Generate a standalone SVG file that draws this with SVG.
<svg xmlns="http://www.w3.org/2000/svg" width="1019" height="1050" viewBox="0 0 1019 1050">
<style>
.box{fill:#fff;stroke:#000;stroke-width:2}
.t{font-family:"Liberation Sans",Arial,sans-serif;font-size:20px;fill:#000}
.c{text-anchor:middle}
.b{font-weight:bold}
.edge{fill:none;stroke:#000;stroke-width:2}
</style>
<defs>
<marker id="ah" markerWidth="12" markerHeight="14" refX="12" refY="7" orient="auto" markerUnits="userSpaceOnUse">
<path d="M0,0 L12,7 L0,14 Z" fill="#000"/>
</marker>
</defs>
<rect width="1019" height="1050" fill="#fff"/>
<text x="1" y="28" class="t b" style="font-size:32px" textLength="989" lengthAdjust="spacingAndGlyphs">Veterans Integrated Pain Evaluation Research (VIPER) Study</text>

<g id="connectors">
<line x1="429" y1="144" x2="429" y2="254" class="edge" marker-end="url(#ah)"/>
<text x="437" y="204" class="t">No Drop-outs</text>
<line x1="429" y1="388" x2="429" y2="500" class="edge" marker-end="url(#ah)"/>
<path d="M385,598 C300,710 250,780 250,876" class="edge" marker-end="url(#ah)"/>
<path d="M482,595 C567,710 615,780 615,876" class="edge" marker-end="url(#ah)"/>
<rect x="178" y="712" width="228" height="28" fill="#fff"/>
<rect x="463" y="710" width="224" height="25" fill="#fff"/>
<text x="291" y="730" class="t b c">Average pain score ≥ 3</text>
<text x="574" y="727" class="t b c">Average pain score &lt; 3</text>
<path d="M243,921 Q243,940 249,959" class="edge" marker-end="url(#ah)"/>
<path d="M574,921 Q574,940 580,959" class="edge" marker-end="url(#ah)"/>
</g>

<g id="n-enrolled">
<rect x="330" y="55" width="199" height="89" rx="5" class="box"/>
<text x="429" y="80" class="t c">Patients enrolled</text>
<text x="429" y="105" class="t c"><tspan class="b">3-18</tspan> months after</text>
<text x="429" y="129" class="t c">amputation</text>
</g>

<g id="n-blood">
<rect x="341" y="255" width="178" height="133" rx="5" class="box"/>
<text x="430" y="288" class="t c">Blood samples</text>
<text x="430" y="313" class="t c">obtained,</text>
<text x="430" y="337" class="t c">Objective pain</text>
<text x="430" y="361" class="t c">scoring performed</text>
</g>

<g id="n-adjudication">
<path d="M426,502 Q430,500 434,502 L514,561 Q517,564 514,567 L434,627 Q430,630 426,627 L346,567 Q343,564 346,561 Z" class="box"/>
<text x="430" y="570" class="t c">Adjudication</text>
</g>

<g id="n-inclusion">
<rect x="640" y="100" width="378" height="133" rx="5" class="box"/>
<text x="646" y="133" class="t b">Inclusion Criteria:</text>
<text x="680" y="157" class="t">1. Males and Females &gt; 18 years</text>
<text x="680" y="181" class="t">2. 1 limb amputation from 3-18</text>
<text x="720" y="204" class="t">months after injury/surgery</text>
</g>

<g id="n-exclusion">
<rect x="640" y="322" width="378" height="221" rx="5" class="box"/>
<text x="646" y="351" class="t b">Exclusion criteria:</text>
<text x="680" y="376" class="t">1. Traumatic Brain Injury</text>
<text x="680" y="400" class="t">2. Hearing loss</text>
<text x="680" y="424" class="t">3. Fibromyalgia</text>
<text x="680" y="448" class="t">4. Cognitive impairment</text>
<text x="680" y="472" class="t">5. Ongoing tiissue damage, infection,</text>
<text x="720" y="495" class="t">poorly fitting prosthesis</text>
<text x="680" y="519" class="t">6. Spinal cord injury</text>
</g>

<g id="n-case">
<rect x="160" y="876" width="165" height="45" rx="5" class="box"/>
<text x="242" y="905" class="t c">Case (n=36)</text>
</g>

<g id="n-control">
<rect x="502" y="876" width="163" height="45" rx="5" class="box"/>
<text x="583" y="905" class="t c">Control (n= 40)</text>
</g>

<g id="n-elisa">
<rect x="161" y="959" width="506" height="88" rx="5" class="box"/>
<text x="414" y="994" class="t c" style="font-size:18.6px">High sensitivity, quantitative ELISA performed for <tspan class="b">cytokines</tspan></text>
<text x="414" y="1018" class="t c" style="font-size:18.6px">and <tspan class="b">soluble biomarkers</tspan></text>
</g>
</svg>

---

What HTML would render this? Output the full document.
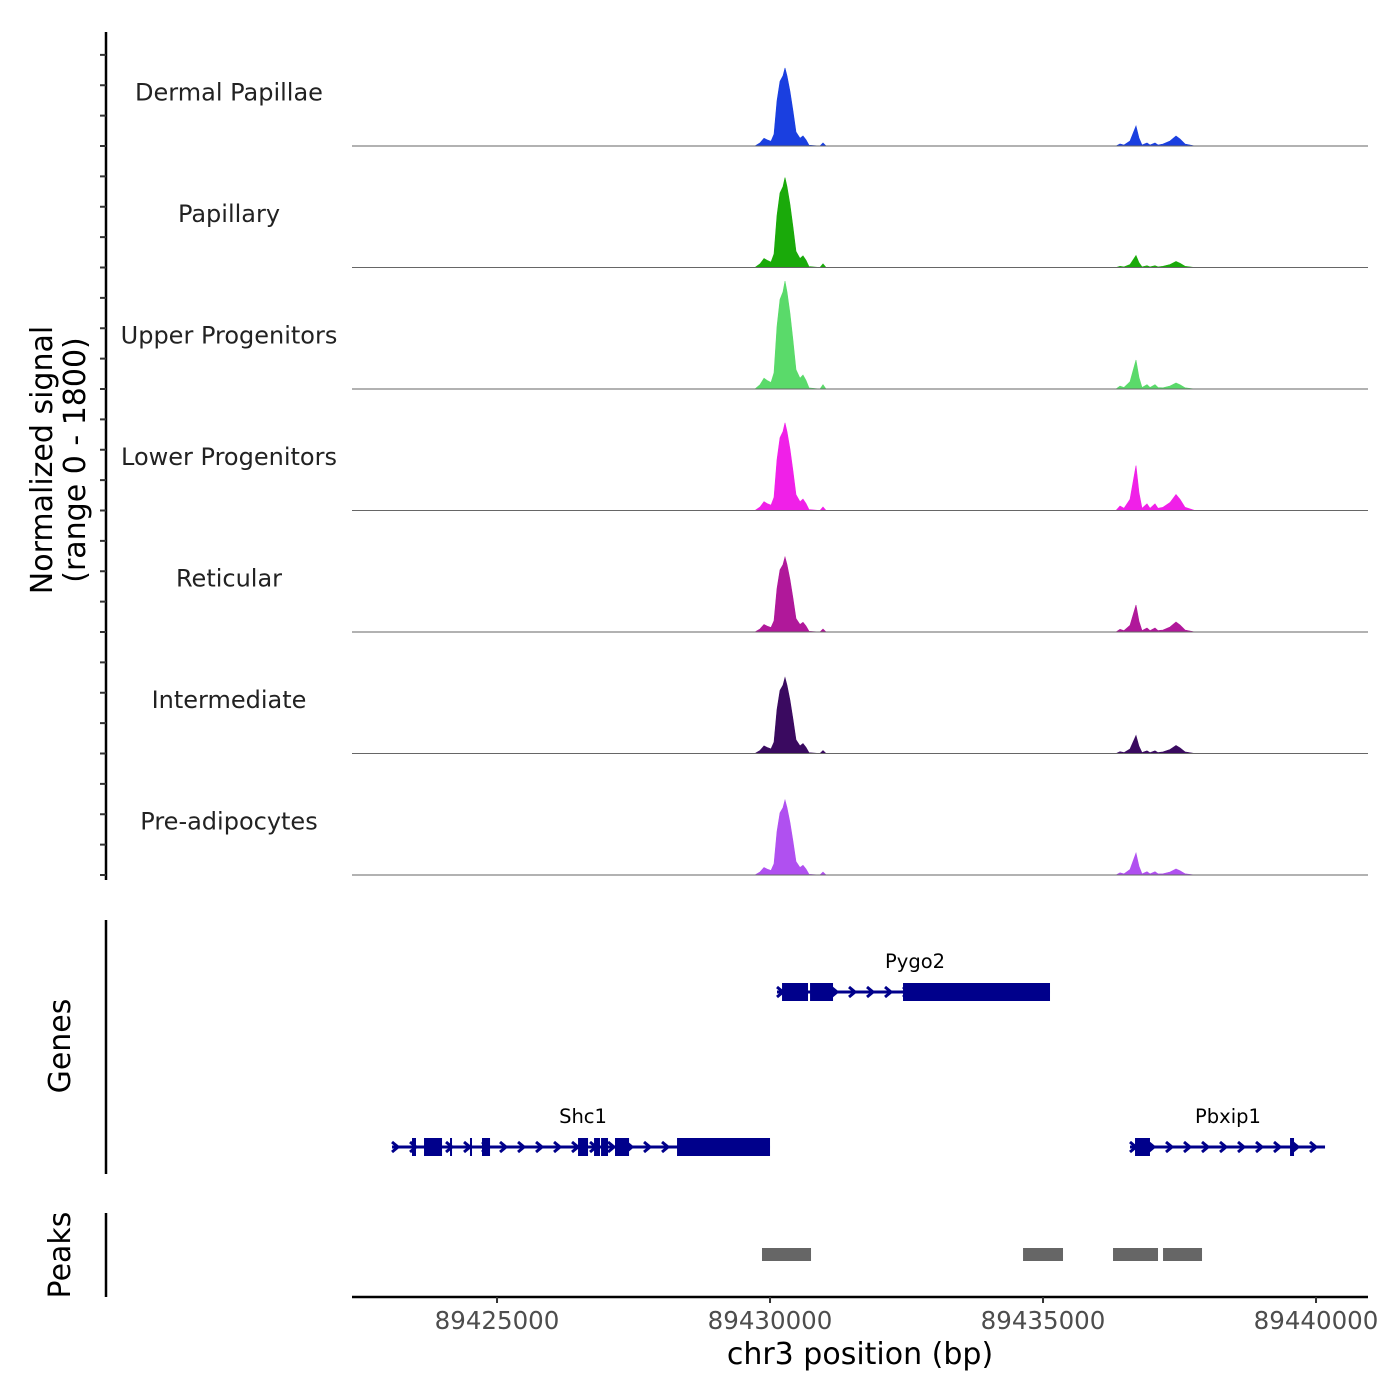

---

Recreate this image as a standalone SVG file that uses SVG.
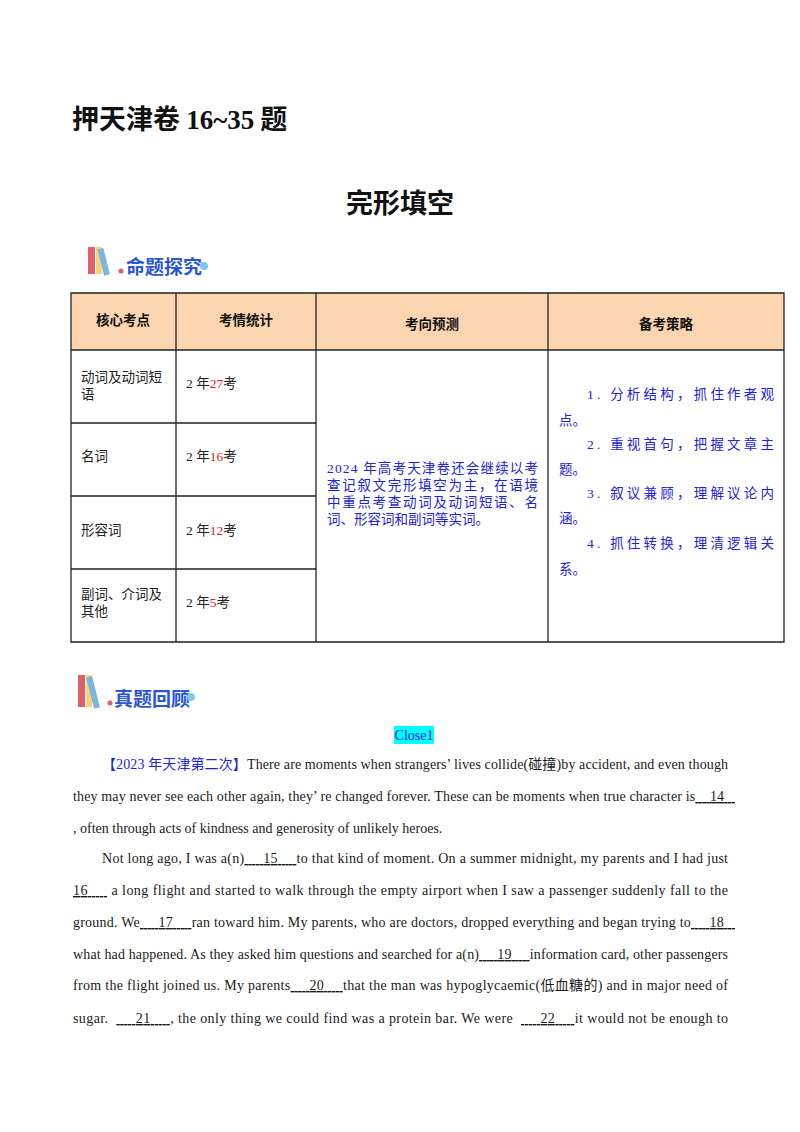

_TASK DETAILS_
Tally the lines of the data that contain the string "file" and report the total alone.

_FULL SOLUTION_
2